Open 2403772980ygy opened 4 years ago
Haha, word, man!
OK.
Anyways, maybe I should do it myself by changing the current download function into a queue push, and add another part to download.
Also bear with me, for I'm new to this project.
Thinking out loud here, I was just browsing the issues.. Outside of what Nandaka mentioned- The largest possible problem that I can see is to do with the database. SQLite does not do well with concurrency, and threading/multiprocessing with SQLite can be a recipe for disaster. Some sort of system may need to be implemented to queue & dequeue statements/transactions in a separate thread/process, but then you get into issues with the GIL & sharing objects between the separate Python threads/processes... But if that were to be implemented, it would likely add a decent amount of complexity around how the download processes interact with the DB. I'm trying to think of some ideas real quick, but I can't come up with a simple solution around it.
SQLite does not do well with concurrency, and threading/multiprocessing with SQLite can be a recipe for disaster.
I think you need to use lock, it will impact the performance of course.
For UI, I think need to use curses
, but I'm not sure the support on windows before Win10
I didn't think of SQLite problems, the lock should only deal with operations outside of downloading and should not do with downloading because it is the main thing we need to accelerate using multithreading, maybe this can help with SQLite problems.
As for curses, I completely agree, but I haven't come up with a decent design yet.
My main concern is that the downloading need some rework to integrate the new UI and multithreading.
if you are using curses
, the default print will be hidden, right?

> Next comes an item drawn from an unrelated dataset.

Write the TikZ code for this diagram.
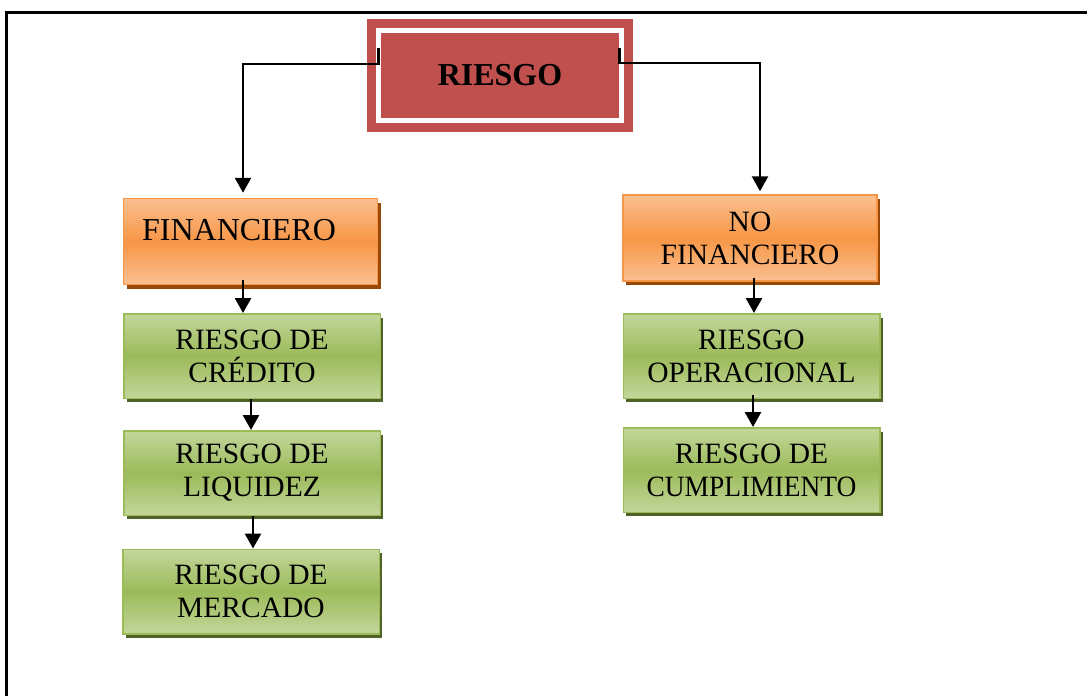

I have made some changes on the latest commit to allow you to pass a notifier from the caller, so it can handle the messages and show it to the ui. I think multi threading is more useful for batch downloader (option b
)
Duplicate of https://github.com/Nandaka/PixivUtil2/issues/504
You could stay with the current printline mode, just use the python progress
library to indicate how many posts of possible posts have downloaded with a textual progress bar instead of logging each post in detail serially.
This would make things harder to debug though, so I would leave in the existing process post
which ties logging to the actual download procedure.
PixivUtil performs no processing that would benefit from multithreading (see also python GIL) except for making parallel requests, so it would suffice to 1)Pull the downloading procedure into the caller, make multiple async 2)Let the caller show progress 3)Perform process post on each result in the caller after the download completes.
But TBH once you no longer have a download backlog, the savings of this are pretty negligable.
if we let the caller update the process bar and We only need to download one image this looks kinda awkward, I suggest using the downloaded/total size to show the process in the bar.
@bbappserver I'm more thinking of the context running multiple jobs in parallel (e.g. downloading mix of by member id or by tags), so inside the thread it just call the appropriate method.
https://github.com/Nandaka/PixivUtil2/blob/master/PixivBatchHandler.py#L157 https://github.com/Nandaka/PixivUtil2/blob/master/PixivBatchHandler.py#L82 https://github.com/Nandaka/PixivUtil2/blob/master/PixivBatchHandler.py#L106
Currently, the UI printout and logging is kind of tied together, using curses
won't mess with it assuming the thread id is included in the logging.
As for the notifier, it is up to the dev to include how much details they want to include, currently it just pass start and stop message.
It is not hard to guess that the program gets all data and download links in a init process, why not put them in a queue and download them multithreaded?